成果・能力・情意という評価基準の3要素について、項目とそれぞれの基準を明確化しましょう。
評価項目や評価基準は企業により変わりますが、大事なのは評価者の認知バイアスに左右されない基準を確立することです。
評価者トレーニングを実施する
適切な評価制度には客観性も求められます。評価者が誰であっても、常に同じ結果が得られるような評価制度です。
評価者の客観性を高めるためには、評価者トレーニングを実施するのが効果的です。評価者トレーニングではさまざまな認知バイアスを学んだ上で、それらを意識的に排除する方法を習得できます。
評価基準を見直しても、評価者に左右される部分はどうしても残ってしまうものです。評価者トレーニングを実施し、評価の一貫性と公平性を向上させましょう。
360度評価を導入する
360度評価とは、一般的な評価者である上司だけでなく、同僚や部下も対象者を評価する制度です。さまざまな視点から対象者を評価できるため、特定の人の認知バイアスに評価が左右されにくくなります。

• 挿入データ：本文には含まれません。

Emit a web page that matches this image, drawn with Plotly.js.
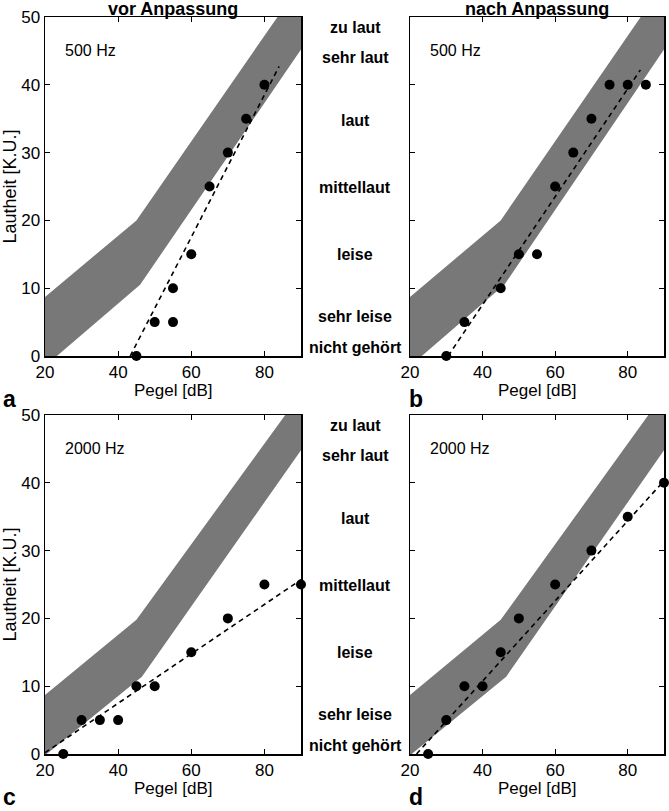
<!DOCTYPE html>
<html>
<head>
<meta charset="utf-8">
<script src="https://cdn.plot.ly/plotly-3.0.1.min.js"></script>
<style>
  html, body { margin: 0; padding: 0; background: #fff; }
  #chart { width: 669px; height: 811px; }
</style>
</head>
<body>
<div id="chart"></div>
<script>
/* ─── Data ─── */

// normal-hearing reference band (upper / lower edge)
const band500UpX = [20, 45, 90];
const band500UpY = [8.7, 20, 55];
const band500LoX = [20, 46, 90];
const band500LoY = [-1.5, 10.5, 45.2];

const band2000UpX = [20, 45, 90];
const band2000UpY = [8.7, 19.8, 53.2];
const band2000LoX = [20, 46.5, 90];
const band2000LoY = [-0.2, 11.4, 44.8];

// a: 500 Hz, vor Anpassung
const aX = [45, 50, 55, 55, 60, 65, 70, 75, 80];
const aY = [0, 5, 5, 10, 15, 25, 30, 35, 40];
const aFitX = [43.3, 84];
const aFitY = [0, 42.7];

// b: 500 Hz, nach Anpassung
const bX = [30, 35, 45, 50, 55, 60, 65, 70, 75, 80, 85];
const bY = [0, 5, 10, 15, 15, 25, 30, 35, 40, 40, 40];
const bFitX = [30.5, 83.5];
const bFitY = [0, 42.2];

// c: 2000 Hz, vor Anpassung
const cX = [25, 30, 35, 40, 45, 50, 60, 70, 80, 90];
const cY = [0, 5, 5, 5, 10, 10, 15, 20, 25, 25];
const cFitX = [20, 90];
const cFitY = [0.2, 25.7];

// d: 2000 Hz, nach Anpassung
const dX = [25, 30, 35, 40, 45, 50, 60, 70, 80, 90];
const dY = [0, 5, 10, 10, 15, 20, 25, 30, 35, 40];
const dFitX = [21.8, 90];
const dFitY = [0, 40.3];

// categorical loudness scale (label, K.U. position of label)
const catLabels = ['nicht gehört', 'sehr leise', 'leise', 'mittellaut', 'laut', 'sehr laut', 'zu laut'];
const catY = [1.3, 5.9, 14.9, 24.8, 34.8, 44, 48.4];

const xTicks = [20, 40, 60, 80];
const yTicks = [0, 10, 20, 30, 40, 50];

/* ─── Styling ─── */
const FONT = 'Liberation Sans, Arial, Helvetica, sans-serif';
const BAND = '#787878';

function bandTrace(upX, upY, loX, loY, ax) {
  return {
    x: upX.concat(loX.slice().reverse()),
    y: upY.concat(loY.slice().reverse()),
    xaxis: 'x' + ax, yaxis: 'y' + ax,
    mode: 'lines', fill: 'toself',
    fillcolor: BAND, line: { width: 0, color: BAND },
    hoverinfo: 'skip',
  };
}

function fitTrace(x, y, ax) {
  return {
    x, y, xaxis: 'x' + ax, yaxis: 'y' + ax,
    mode: 'lines', line: { color: '#000', width: 1.6, dash: '5px,4px' },
  };
}

function dotTrace(x, y, ax) {
  return {
    x, y, xaxis: 'x' + ax, yaxis: 'y' + ax,
    mode: 'markers', cliponaxis: false,
    marker: { color: '#000', size: 10 },
  };
}

const traces = [
  bandTrace(band500UpX, band500UpY, band500LoX, band500LoY, ''),
  fitTrace(aFitX, aFitY, ''), dotTrace(aX, aY, ''),
  bandTrace(band500UpX, band500UpY, band500LoX, band500LoY, '2'),
  fitTrace(bFitX, bFitY, '2'), dotTrace(bX, bY, '2'),
  bandTrace(band2000UpX, band2000UpY, band2000LoX, band2000LoY, '3'),
  fitTrace(cFitX, cFitY, '3'), dotTrace(cX, cY, '3'),
  bandTrace(band2000UpX, band2000UpY, band2000LoX, band2000LoY, '4'),
  fitTrace(dFitX, dFitY, '4'), dotTrace(dX, dY, '4'),
];

const W = 669, H = 811;
const px = v => v / W;
const py = v => 1 - v / H;

function xAxis(l, r, anchor) {
  return {
    domain: [px(l), px(r)], anchor,
    range: [20, 90], tickvals: xTicks, ticktext: xTicks.map(String),
    ticks: 'inside', ticklen: 5, tickwidth: 1.2, tickcolor: '#000',
    showline: true, linecolor: '#000', linewidth: 1.5, mirror: 'ticks',
    showgrid: false, zeroline: false,
    tickfont: { family: FONT, size: 17, color: '#000' },
  };
}

function yAxis(t, b, anchor, labels) {
  return {
    domain: [py(b), py(t)], anchor,
    range: [0, 50], tickvals: yTicks, ticktext: yTicks.map(String),
    showticklabels: labels,
    ticks: 'inside', ticklen: 5, tickwidth: 1.2, tickcolor: '#000',
    showline: true, linecolor: '#000', linewidth: 1.5, mirror: 'ticks',
    showgrid: false, zeroline: false,
    tickfont: { family: FONT, size: 17, color: '#000' },
    title: labels
      ? { text: 'Lautheit [K.U.]', font: { family: FONT, size: 18, color: '#000' }, standoff: 2 }
      : undefined,
  };
}

const annotations = [];
function note(text, x, y, xref, yref, size, bold, xanchor) {
  annotations.push({
    text: bold ? '<b>' + text + '</b>' : text,
    x, y, xref, yref, showarrow: false,
    xanchor: xanchor || 'center', yanchor: 'middle',
    font: { family: FONT, size, color: '#000' },
  });
}

note('vor Anpassung', px(173), py(9), 'paper', 'paper', 18, true);
note('nach Anpassung', px(537), py(9), 'paper', 'paper', 18, true);
note('Pegel [dB]', px(173), py(390), 'paper', 'paper', 17, false);
note('Pegel [dB]', px(537), py(390), 'paper', 'paper', 17, false);
note('Pegel [dB]', px(173), py(788), 'paper', 'paper', 17, false);
note('Pegel [dB]', px(537), py(788), 'paper', 'paper', 17, false);
note('a', px(9), py(399), 'paper', 'paper', 23, true);
note('b', px(416), py(399), 'paper', 'paper', 23, true);
note('c', px(9), py(797), 'paper', 'paper', 23, true);
note('d', px(416), py(797), 'paper', 'paper', 23, true);
note('500 Hz', 25, 45, 'x', 'y', 16, false, 'left');
note('500 Hz', 25, 45, 'x2', 'y2', 16, false, 'left');
note('2000 Hz', 25, 45, 'x3', 'y3', 16, false, 'left');
note('2000 Hz', 25, 45, 'x4', 'y4', 16, false, 'left');
catLabels.forEach((lab, i) => {
  note(lab, px(355), catY[i], 'paper', 'y', 16, true);
  note(lab, px(355), catY[i], 'paper', 'y3', 16, true);
});

const layout = {
  width: W, height: H,
  margin: { l: 0, r: 0, t: 0, b: 0 },
  paper_bgcolor: '#fff', plot_bgcolor: '#fff',
  showlegend: false,
  font: { family: FONT, color: '#000' },
  xaxis: xAxis(45, 301, 'y'),
  yaxis: yAxis(17, 356, 'x', true),
  xaxis2: xAxis(410, 664, 'y2'),
  yaxis2: yAxis(17, 356, 'x2', false),
  xaxis3: xAxis(45, 301, 'y3'),
  yaxis3: yAxis(415, 754, 'x3', true),
  xaxis4: xAxis(410, 664, 'y4'),
  yaxis4: yAxis(415, 754, 'x4', false),
  annotations,
};

Plotly.newPlot('chart', traces, layout, { displayModeBar: false, staticPlot: true });
</script>
</body>
</html>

360度評価を導入する場合は、評価者間で評価結果を共有することで、バイアスに気づく機会を増やすことができます。自分以外の評価に目を通すことで、自分の評価のバイアスに気づけることがあり、結果として評価者の育成にもつながりやすくなります。
ハロー効果に左右されない適切な人事評価を
ハロー効果とは、ある対象を評価する際に一部の目立つ特徴に引きずられて、全体的な評価が歪んでしまう心理現象のことです。一部分の優れた特徴がある場合、他の部分も全て優れていると判断するケースが例として挙げられます。
ビジネスシーンでハロー効果の影響を受けやすいのは、人事評価や採用面接です。特に、人事評価でエラーが発生すると、従業員のモチベーションや生産性の低下を招く恐れがあります。
ハロー効果をはじめとした人事評価エラーについて理解を深め、適切な対策を講じて認知バイアスに左右されない評価の仕組みを構築しましょう。